A month ago Democrats were working to stop a GOP-penned resolution of disapproval against President Obama’s nuclear agreement with Iran. . . . it would restrict his ability to lift sanctions on Iran, and potentially threaten the deal itself, as allies questioned U.S. commitment to the agreement.
On Thursday, however, that changed. When the resolution came for a vote, 42 senators voted to filibuster and keep it from the Senate floor. Democrats didn’t just save the deal; they blocked the GOP altogether. It was a huge win, and the administration wasn’t shy about its success. “This vote is a victory for diplomacy, for American national security, and for the safety and security of the world,” said Obama.

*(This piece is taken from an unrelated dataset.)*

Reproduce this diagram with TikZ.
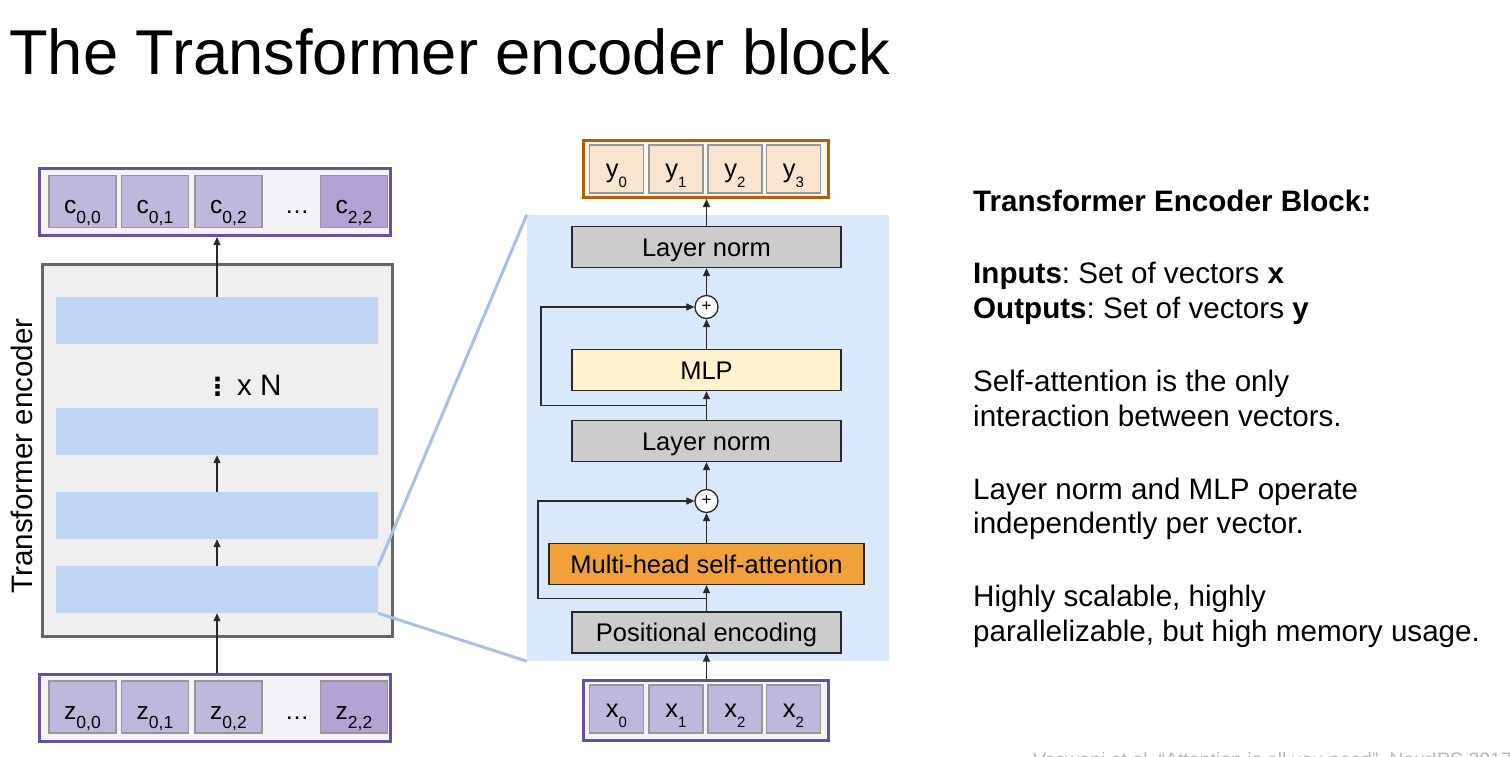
\documentclass[tikz,border=0pt]{standalone}
\usepackage{fontspec}
\setmainfont{Liberation Sans}
\newfontfamily\symfont{DejaVu Sans}
\usepackage{tikz}
\usetikzlibrary{arrows.meta, positioning, calc}
\frenchspacing
\definecolor{rowpurple}{RGB}{103, 78, 167}
\definecolor{rowbg}{RGB}{244, 243, 247}
\definecolor{cellpurple}{RGB}{192, 183, 220}
\definecolor{celldark}{RGB}{177, 164, 212}
\definecolor{cellgray}{RGB}{150, 150, 150}
\definecolor{encfill}{RGB}{239, 239, 239}
\definecolor{encdraw}{RGB}{102, 102, 102}
\definecolor{barblue}{RGB}{192, 213, 243}
\definecolor{panelblue}{RGB}{218, 232, 252}
\definecolor{zoomblue}{RGB}{164, 194, 232}
\definecolor{normgray}{RGB}{204, 204, 204}
\definecolor{mlpyellow}{RGB}{255, 242, 204}
\definecolor{attnorange}{RGB}{241, 161, 58}
\definecolor{ybrown}{RGB}{180, 95, 6}
\definecolor{ybg}{RGB}{253, 246, 239}
\definecolor{ycell}{RGB}{249, 228, 208}
\definecolor{arrowdark}{RGB}{40, 40, 40}
\definecolor{citegray}{RGB}{183, 183, 183}
\newcommand{\bodyfont}{\fontsize{29.6}{35}\selectfont}
\newcommand{\lsub}[2]{#1\raisebox{-9.5pt}{\fontsize{17.5}{17.5}\selectfont #2}}
\newcommand{\msub}[2]{#1\raisebox{-10.5pt}{\fontsize{15}{15}\selectfont #2}}

\begin{document}
\begin{tikzpicture}[x=1pt, y=-1pt,
  every node/.style={font=\fontsize{25.5}{30}\selectfont},
  rowbox/.style={draw=rowpurple, fill=rowbg, line width=3pt, inner sep=0pt},
  lcell/.style={draw=cellgray, fill=cellpurple, line width=1.3pt, inner sep=0pt,
    minimum width=67pt, text height=38pt, text depth=14pt,
    font=\fontsize{24.5}{28}\selectfont},
  mcell/.style={lcell, minimum width=54pt, text height=32pt, text depth=16pt,
    font=\fontsize{25.5}{28}\selectfont},
  dotsnode/.style={inner sep=0pt, text height=38pt, text depth=14pt,
    font=\fontsize{24.5}{28}\selectfont},
  bar/.style={fill=barblue, minimum width=322pt, minimum height=47pt, inner sep=0pt},
  normbox/.style={draw=arrowdark, fill=normgray, line width=1.3pt, inner ysep=0pt,
    minimum width=269pt, text height=29.5pt, text depth=11.5pt},
  sumnode/.style={draw=arrowdark, fill=white, circle, line width=1.3pt, inner sep=0pt,
    minimum size=23pt, font=\fontsize{17}{17}\selectfont},
  arr/.style={-{Triangle[length=8pt, width=7pt]}, draw=arrowdark, line width=1.2pt},
  zoomline/.style={draw=zoomblue, line width=3pt}]
  \useasboundingbox (0,0) rectangle (1510,756);
  \clip (0,0) rectangle (1510,756);

  % Title
  \node[anchor=base west, inner sep=0pt, font=\fontsize{63.3}{70}\selectfont]
    (title) at (9,74) {The Transformer encoder block};

  % Encoder stack (left)
  \node[rowbox, minimum width=351pt, minimum height=67pt] (crow) at (215,202) {};
  \foreach \xx/\ss [count=\i] in {82.5/{0,0}, 155/{0,1}, 228.5/{0,2}}
    \node[lcell] (c\i) at (\xx,201.5) {\lsub{c}{\ss}};
  \node[dotsnode] (cdots) at (297,201.5) {…};
  \node[lcell, fill=celldark] (c4) at (354,201.5) {\lsub{c}{2,2}};

  \node[draw=encdraw, fill=encfill, line width=3pt, inner sep=0pt,
    minimum width=350pt, minimum height=372pt] (enc) at (217.5,450.5) {};
  \foreach \yy [count=\i] in {320.5, 431.5, 515.5, 589.5}
    \node[bar] (bar\i) at (217,\yy) {};
  \node[anchor=base west, inner sep=0pt, font=\bodyfont] (repeat) at (205,395)
    {{\symfont\fontsize{25}{25}\selectfont\bfseries ⋮}\hspace{7pt}x N};
  \node[rotate=90, font=\bodyfont] (enclabel) at (22,456) {Transformer encoder};

  \node[rowbox, minimum width=351pt, minimum height=67pt] (zrow) at (215,708) {};
  \foreach \xx/\ss [count=\i] in {82.5/{0,0}, 155/{0,1}, 228.5/{0,2}}
    \node[lcell] (z\i) at (\xx,707) {\lsub{z}{\ss}};
  \node[dotsnode] (zdots) at (297,707) {…};
  \node[lcell, fill=celldark] (z4) at (354,707) {\lsub{z}{2,2}};

  \draw[arr] (zrow.north -| bar4.south) -- (bar4.south);
  \draw[arr] (bar4) -- (bar3);
  \draw[arr] (bar3) -- (bar2);
  \draw[arr] (bar1.north) -- (bar1.north |- crow.south);

  % Encoder block (middle)
  \node[fill=panelblue, inner sep=0pt, minimum width=362pt, minimum height=446pt]
    (panel) at (708,438) {};
  \draw[zoomline] (bar4.north east) -- (panel.north west);
  \draw[zoomline] (bar4.south east) -- (panel.south west);

  \node[normbox] (ln1) at (706.5,247) {Layer norm};
  \node[sumnode] (plus1) at (706.5,307) {+};
  \node[normbox, fill=mlpyellow] (mlp) at (706.5,370) {MLP};
  \node[normbox] (ln2) at (706.5,441) {Layer norm};
  \node[sumnode] (plus2) at (706.5,501) {+};
  \node[normbox, fill=attnorange, minimum width=315pt] (mhsa) at (706.5,564)
    {Multi-head self-attention};
  \node[normbox] (pe) at (706.5,632.5) {Positional encoding};

  \node[rowbox, draw=ybrown, fill=ybg, minimum width=245pt, minimum height=57pt]
    (yrow) at (706,169) {};
  \foreach \xx [count=\i from 0] in {616.5, 676, 735, 793.5}
    \node[mcell, fill=ycell] (y\i) at (\xx,169) {\msub{y}{\i}};

  \node[rowbox, minimum width=245pt, minimum height=60pt] (xrow) at (706,710.5) {};
  \foreach \xx/\ss [count=\i] in {616.5/0, 676/1, 735/2, 793.5/2}
    \node[mcell] (x\i) at (\xx,709) {\msub{x}{\ss}};

  \draw[arr] (xrow.north -| pe.south) -- (pe.south);
  \draw[arr] (pe) -- (mhsa);
  \draw[arr] (mhsa) -- (plus2);
  \draw[arr] (plus2) -- (ln2);
  \draw[arr] (ln2) -- (mlp);
  \draw[arr] (mlp) -- (plus1);
  \draw[arr] (plus1) -- (ln1);
  \draw[arr] (ln1.north) -- (ln1.north |- yrow.south);

  % Residual connections
  \coordinate (skipa) at ($(pe.north)!0.5!(mhsa.south)$);
  \coordinate (skipb) at ($(ln2.north)!0.5!(mlp.south)$);
  \draw[arr] (skipa) -- ++(-168.5,0) |- (plus2.west);
  \draw[arr] (skipb) -- ++(-165.5,0) |- (plus1.west);

  % Notes (right)
  \node[anchor=base west, inner sep=0pt, font=\bodyfont] (head) at (973,211)
    {\textbf{Transformer Encoder Block:}};
  \foreach \yy/\tx [count=\i] in {
      283/{\textbf{Inputs}: Set of vectors \textbf{x}},
      318/{\textbf{Outputs}: Set of vectors \textbf{y}},
      391/{Self-attention is the only},
      426/{interaction between vectors.},
      499/{Layer norm and MLP operate},
      533/{independently per vector.},
      606/{Highly scalable, highly},
      641/{parallelizable, but high memory usage.}}
    \node[anchor=base west, inner sep=0pt, font=\bodyfont] (note\i) at (973,\yy) {\tx};

  \node[anchor=base west, inner sep=0pt, text=citegray, font=\fontsize{19.5}{22}\selectfont]
    (cite) at (1033,766) {Vaswani et al, “Attention is all you need”, NeurIPS 2017};
\end{tikzpicture}
\end{document}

[W]e shouldn’t ignore the extent to which it [the White House] had a huge ally in persuading Democrats to stand with the deal. Namely, the Republican Party.
Republicans could have capitalized on the division, running against the deal while offering an alternative and showing—in word and deed—that this was about the policy, not the president. . . . . considered opposition could have peeled away enough Democrats from the administration to win the legislative battle and jeopardize the deal. Instead, Republicans jumped to hyperbole.
The apex of this criticism came Tuesday, when former Vice President Cheney slammed the agreement in the fiercest words possible. “I know of no nation in history that has agreed to guarantee that the means of its own destruction will be in the hands of another nation, particularly one that is hostile,” he said.
None of this scared Democrats into voting against the deal. Instead, it was evidence that this fight was irreducibly partisan, with no chance of a compromise or détente. Cautious Democrats—like Sens. Ron Wyden of Oregon or Cory Booker of New Jersey—had two options: They could sign on with Cheney and the GOP, or they could bolster the president. They chose the latter, and handed Obama a victory that wasn’t guaranteed.
Again and again, the GOP’s great obstacle—and Democrats’ great ally—is itself. Its intransigence might win elections—Obamacare helped the GOP win the 2010 midterms, and Republicans hope that Iran will do the same for 2016—but it comes at a cost: policy that’s more liberal than the alternative. And while there’s still time to turn the tide, it’s running out. If Democrats win another four years in the White House, they can turn Obama’s changes into a new and durable status quo.